В Эйдосе я давал моим танцовщикам и себе такие инструкции: «Возьмите уравнение, решите его, возьмите результат и поместите его обратно в уравнение, а затем снова решите его. Сделайте так миллион раз.»
И снова рекурсия! Куда же все это ведет?
Если вы посмотрите на последние несколько веков, доминирующей парадигмой в том, что я называю храмовыми искусствами – музыке и танце – был контрапункт. Теперь, если вы начинаете углубленное исследование природы явления, как мы сделали это с балетом, вы увидите совершенно новые возможности для контрапункта. Мы посмотрели на балет и задумались, что заставляет его функционировать? Мы взглянули на нечто классическое, «Симфонию в до-мажоре» (Хрустальный дворец) Баланчина, например, и логика его функционирования начала проявляться. Эта логика состоит просто напросто в создании связей, путей соединения.

Теперь мы обнаруживаем, что эти пути соединения могут быть алгоритмически переопределены – бесконечно. Так как мы более не ограничены предустановленными классическими методами соединений, мы открыты огромному прыжку в создании связей, которое становится лишь вопросом выбора соединительного пространства.

Вот где ваше внимание к пространственным процедурам и архитектуре движения очень хорошо соответствет компьютерным алгоритмам и виртуальным пространствам. Как вы сказали ранее, это выглядит так, как-будто мы все занимаемся одним и тем же вопросом, поиском. Как вы определяете этот вопрос?

Шелли и я говорили о поиске новой формы искусства, которая кажется вот-вот родится из этого необычного слияния танца, визуального искусства и компьютерных миров.
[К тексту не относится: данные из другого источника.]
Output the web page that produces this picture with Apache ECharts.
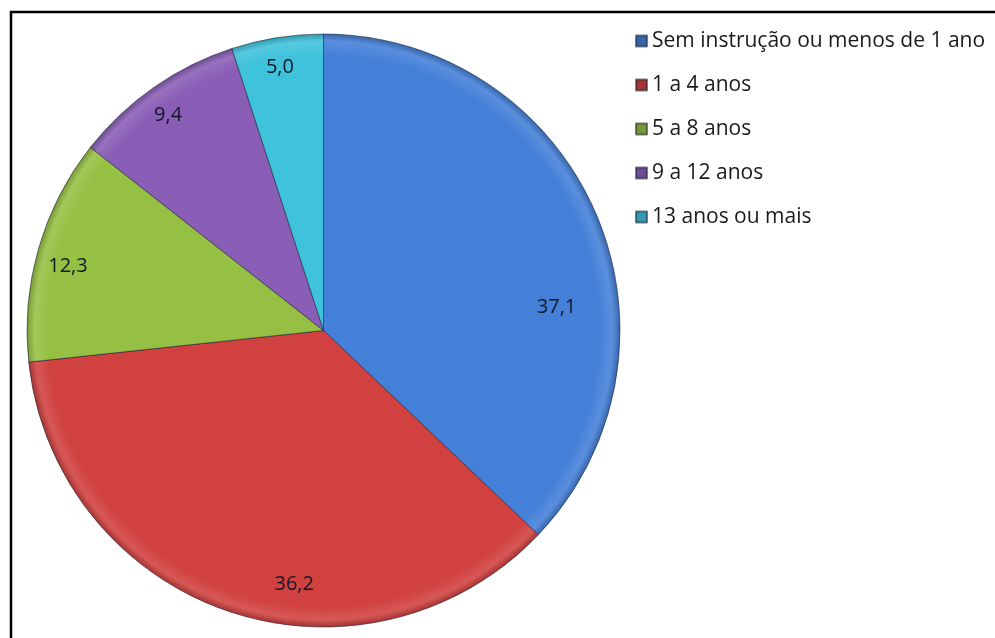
<!DOCTYPE html>
<html>
<head>
<meta charset="utf-8">
<script src="https://cdn.jsdelivr.net/npm/echarts@6/dist/echarts.min.js"></script>
<style>
html,body{margin:0;padding:0;background:#fff;}
#chart{width:995px;height:638px;}
</style>
</head>
<body>
<div id="chart"></div>
<script>
// ---- data ----
var categories = ['Sem instrução ou menos de 1 ano', '1 a 4 anos', '5 a 8 anos', '9 a 12 anos', '13 anos ou mais'];
var values = [37.1, 36.2, 12.3, 9.4, 5.0];
var valueLabels = ['37,1', '36,2', '12,3', '9,4', '5,0'];

// ---- styles ----
var colors = ['#4580d8', '#d0413f', '#96c043', '#8a5eb6', '#3fc2dc'];
var PIE_CX = 323.5, PIE_CY = 330.5, PIE_R = 296.5;
// label placement: [angle in degrees clockwise from top, fraction of radius]
var labelPlacement = [[84.2, 0.79], [186.6, 0.86], [284.2, 0.889], [324.2, 0.896], [350.6, 0.90]];

function shade(hex, f) {
  var n = parseInt(hex.slice(1), 16);
  var r = (n >> 16) & 255, g = (n >> 8) & 255, b = n & 255;
  function c(v) { v = f >= 0 ? v + (255 - v) * f : v * (1 + f); return Math.max(0, Math.min(255, Math.round(v))); }
  return 'rgb(' + c(r) + ',' + c(g) + ',' + c(b) + ')';
}

var chart = echarts.init(document.getElementById('chart'), null, {renderer: 'canvas'});

var seriesData = categories.map(function (name, i) {
  return {
    name: name,
    value: values[i],
    itemStyle: {
      color: {
        type: 'radial', x: PIE_CX, y: PIE_CY, r: PIE_R, global: true,
        colorStops: [
          {offset: 0, color: colors[i]},
          {offset: 0.93, color: colors[i]},
          {offset: 0.975, color: shade(colors[i], 0.12)},
          {offset: 1, color: shade(colors[i], -0.2)}
        ]
      }
    }
  };
});

chart.setOption({
  animation: false,
  backgroundColor: '#ffffff',
  color: colors,
  graphic: [{
    type: 'rect',
    shape: {x: 11, y: 12, width: 1100, height: 800},
    style: {fill: 'none', stroke: '#000', lineWidth: 2.5},
    silent: true,
    z: 100
  }],
  legend: {
    orient: 'vertical',
    left: 630,
    top: 24,
    itemWidth: 11,
    itemHeight: 11,
    itemGap: 20,
    icon: 'rect',
    data: categories,
    textStyle: {
      fontFamily: 'Open Sans',
      fontSize: 21,
      color: '#1a1a1a',
      lineHeight: 24,
      padding: [0, 0, 0, 0]
    }
  },
  series: [{
    type: 'pie',
    center: [PIE_CX, PIE_CY],
    radius: [0, PIE_R],
    startAngle: 90,
    clockwise: true,
    avoidLabelOverlap: false,
    data: seriesData,
    itemStyle: {borderColor: 'rgba(20,30,50,0.55)', borderWidth: 1},
    label: {
      show: true,
      position: 'inside',
      formatter: function (p) { return valueLabels[p.dataIndex]; },
      fontFamily: 'Open Sans',
      fontSize: 20,
      fontWeight: 500,
      color: '#111827',
      align: 'center',
      verticalAlign: 'middle'
    },
    labelLine: {show: false},
    emphasis: {disabled: true}
  }]
});

chart.setOption({
  series: [{
    labelLayout: function (params) {
      var pl = labelPlacement[params.dataIndex];
      var a = pl[0] * Math.PI / 180;
      return {
        x: PIE_CX + pl[1] * PIE_R * Math.sin(a),
        y: PIE_CY - pl[1] * PIE_R * Math.cos(a),
        align: 'center',
        verticalAlign: 'middle'
      };
    }
  }]
});
</script>
</body>
</html>
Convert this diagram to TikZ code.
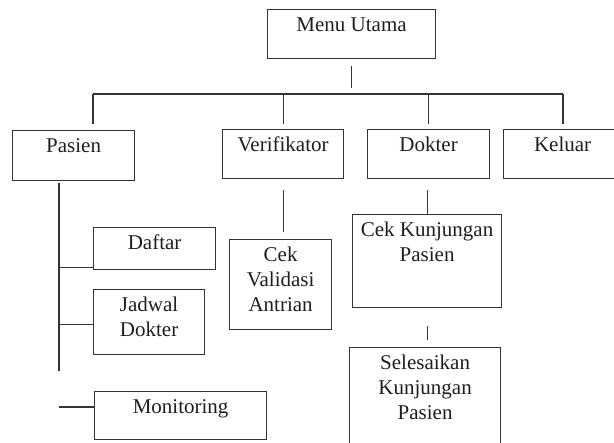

Мне представляется, что в этой новой форме, исполнение, запись и нотация – три стандарта сценического искусства, которые всегда были независимы, – будут объединены. Так что нотация будет соответствовать исполнению, исполнение – записи, запись – нотации и т.д. Возможно этот новый процесс породит новый путь создания искусства.

Я бы начал с меток. Пока что не существует разумной системы нотации, которая позволила бы создавать танцы из большого набора разнообразных входных данных. Не традиционная нотация, а новая – при посредничестве компьютера.